Liz Whittmore of Reel News Daily returns from the darkness with a look at THE CELLAR
Filmed on location in Roscommon, Ireland, The Cellar tells the story of Keira Woods (Elisha Cuthbert), whose daughter mysteriously vanishes in the cellar of their new house in the country. Keira soon discovers there is an ancient and powerful entity controlling their home that she will have to face or risk losing her family’s souls forever.
Shudder original The Cellar made its debut at SXSW 2022 in the Midnighter’s section. Elisha Cuthbert helms this haunted house film alongside Eion Macken. As a husband and wife team working on a new Gen X influencer platform, their strangely inexpensive Irish mansion comes with more than some old furniture. With Mom and Dad busy pitching their ideas, kids Ellie and Steven are home alone when the power goes out. As Ellie descends the creepy stairs of the pitch-black basement in search of the fuse, she mysteriously disappears while on the phone with Kiera.

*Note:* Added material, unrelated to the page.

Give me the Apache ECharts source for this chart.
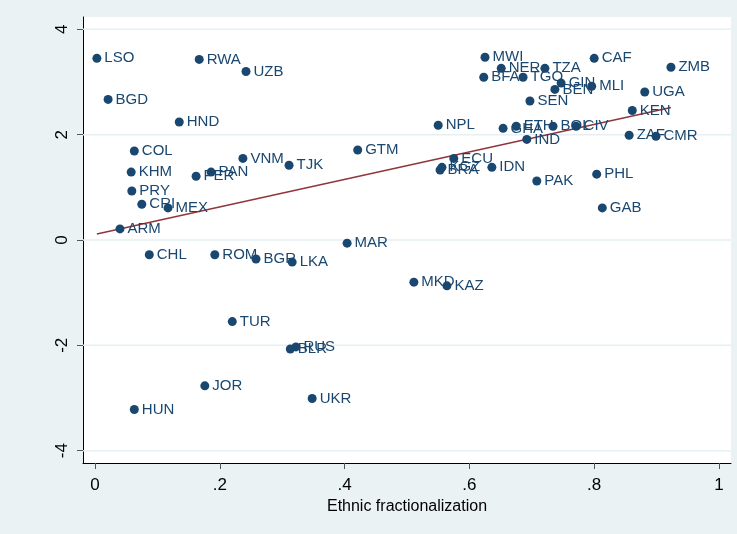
<!DOCTYPE html>
<html>
<head>
<meta charset="utf-8">
<script src="https://cdn.jsdelivr.net/npm/echarts@6/dist/echarts.min.js"></script>
<style>html,body{margin:0;padding:0;background:#eaf2f3;}#c{width:737px;height:534px;}</style>
</head>
<body>
<div id="c"></div>
<script>
const countries = ["LSO","RWA","UZB","BGD","HND","COL","KHM","PRY","CRI","MEX","ARM","PER","PAN","VNM","TJK","GTM","CHL","ROM","BGR","LKA","MAR","MKD","KAZ","TUR","RUS","BLR","JOR","UKR","HUN","NPL","MWI","NER","BFA","TGO","TZA","CAF","GIN","BEN","MLI","SEN","ZMB","UGA","KEN","GHA","ETH","BOL","CIV","IND","ZAF","CMR","PHL","GAB","PAK","ECU","KGZ","BRA","IDN"];
const ethnicFrac = [0.003,0.167,0.242,0.021,0.135,0.063,0.058,0.059,0.075,0.117,0.040,0.162,0.186,0.237,0.311,0.421,0.087,0.192,0.258,0.316,0.404,0.511,0.564,0.220,0.322,0.313,0.176,0.348,0.063,0.550,0.625,0.651,0.623,0.686,0.721,0.800,0.747,0.737,0.796,0.697,0.923,0.881,0.861,0.654,0.675,0.734,0.771,0.692,0.856,0.899,0.804,0.813,0.708,0.575,0.556,0.553,0.636];
const yValues = [3.45,3.43,3.20,2.67,2.24,1.69,1.29,0.93,0.68,0.61,0.21,1.21,1.29,1.55,1.42,1.71,-0.28,-0.28,-0.36,-0.42,-0.06,-0.80,-0.87,-1.55,-2.03,-2.07,-2.77,-3.01,-3.22,2.18,3.47,3.26,3.09,3.09,3.26,3.45,2.98,2.86,2.92,2.64,3.28,2.81,2.46,2.12,2.16,2.16,2.16,1.91,1.99,1.97,1.25,0.61,1.12,1.55,1.38,1.33,1.38];
const xTicks = [0,0.2,0.4,0.6,0.8,1];
const yTicks = [-4,-2,0,2,4];
const xLabel = "Ethnic fractionalization";

const X_MIN = -0.01923, X_MAX = 1.01923, Y_MIN = -4.235, Y_MAX = 4.235;

// linear fit (least squares) drawn over the data range
const n = ethnicFrac.length;
let mx = 0, my = 0;
for (let i = 0; i < n; i++) { mx += ethnicFrac[i]; my += yValues[i]; }
mx /= n; my /= n;
let sxy = 0, sxx = 0;
for (let i = 0; i < n; i++) { sxy += (ethnicFrac[i]-mx)*(yValues[i]-my); sxx += (ethnicFrac[i]-mx)**2; }
const slope = sxy / sxx, icpt = my - slope*mx;
const xmin = Math.min(...ethnicFrac), xmax = Math.max(...ethnicFrac);
const fitData = [[xmin, icpt + slope*xmin], [xmax, icpt + slope*xmax]];

const pts = ethnicFrac.map((x,i) => ({value:[x, yValues[i]], name: countries[i]}));
const fmtX = v => { if (v === 0) return '0'; if (Math.abs(v-1) < 1e-9) return '1'; return v.toFixed(1).replace(/^0/, ''); };

const gridSeries = yTicks.map(v => ({
  type: 'line', data: [[X_MIN, v], [X_MAX, v]], showSymbol: false, silent: true, z: 1,
  clip: false, lineStyle: {color: '#e6eff1', width: 1.5}
}));

const chart = echarts.init(document.getElementById('c'), null, {renderer:'canvas'});
chart.setOption({
  backgroundColor: '#eaf2f3',
  animation: false,
  textStyle: {fontFamily: 'Liberation Sans, Arial, sans-serif'},
  grid: {left: 83, right: 6, top: 17, bottom: 71, show: true, backgroundColor: '#ffffff', borderWidth: 0, containLabel: false},
  xAxis: {
    type: 'value', min: X_MIN, max: X_MAX,
    name: xLabel, nameLocation: 'middle', nameGap: 31,
    nameTextStyle: {color: '#000', fontSize: 16, fontFamily: 'Liberation Sans, Arial, sans-serif'},
    axisLine: {show: true, onZero: false, lineStyle: {color: '#000', width: 1}},
    axisTick: {show: true, customValues: xTicks, length: 6, lineStyle: {color: '#555'}},
    axisLabel: {customValues: xTicks, formatter: fmtX, color: '#000', fontSize: 17, margin: 14},
    splitLine: {show: false}
  },
  yAxis: {
    type: 'value', min: Y_MIN, max: Y_MAX,
    axisLine: {show: true, onZero: false, lineStyle: {color: '#000', width: 1}},
    axisTick: {show: true, customValues: yTicks, length: 6, lineStyle: {color: '#555'}},
    axisLabel: {customValues: yTicks, formatter: v => String(v), rotate: 90, color: '#000', fontSize: 17, margin: 12},
    splitLine: {show: false}
  },
  series: gridSeries.concat([
    {
      type: 'line', data: fitData, showSymbol: false, silent: true, z: 3,
      lineStyle: {color: '#90353b', width: 1.5}
    },
    {
      type: 'scatter', data: pts, symbol: 'circle', symbolSize: 9, z: 4,
      itemStyle: {color: '#1a476f', opacity: 1},
      label: {show: true, position: 'right', distance: 3, offset: [0, 1.5], formatter: p => p.name, color: '#1a476f', fontSize: 15, fontFamily: 'Liberation Sans, Arial, sans-serif'},
      labelLayout: {hideOverlap: false}
    }
  ])
});
</script>
</body>
</html>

Writer-director Brendan Muldowney made a short film in 2004 titled The Ten Steps (which you can find online.) The short film is horror perfection. The Cellar is a feature expanded from that story. The Ten Steps captured all the fear in 10 minutes. The Cellar takes a lot of cliches that genre fans will love, and frankly work well, and becomes an overlong and dimly lit film. As a mom, I felt Cuthbert’s sense of urgency was missing. These parents are the least panicked Mother and Father I’ve ever seen. Where are the missing posters? No tears of distress?
As Kiera investigates the house’s history, we are introduced to everything from Jewish mysticism to quantum physics. I wasn’t expecting math to be a thing, yet here we are. I thought the record player that coaxed the family members into all sorts of trouble was clever. But, not so much the characters googling Latin quotations. It’s a lot. There are fleeting moments of greatness, such as an ancient abacus moving on its own, air blowing from underneath the cellar door as if a creature were heavily breathing. The classic scares worked best for me. The final 20 minutes is where the real action occurs, a clear nod to The Beyond. This is what I was waiting for, and it is genuinely satisfying. The visual change-up was an honest “Hell, Yes” moment, no pun intended. The Cellar is ultimately a film Shudder audiences will dig. So, simply sit back, don’t overthink it, and enjoy the devilish chaos.
*Perhaps ignore the fact that it will remind a few of you of Krampus.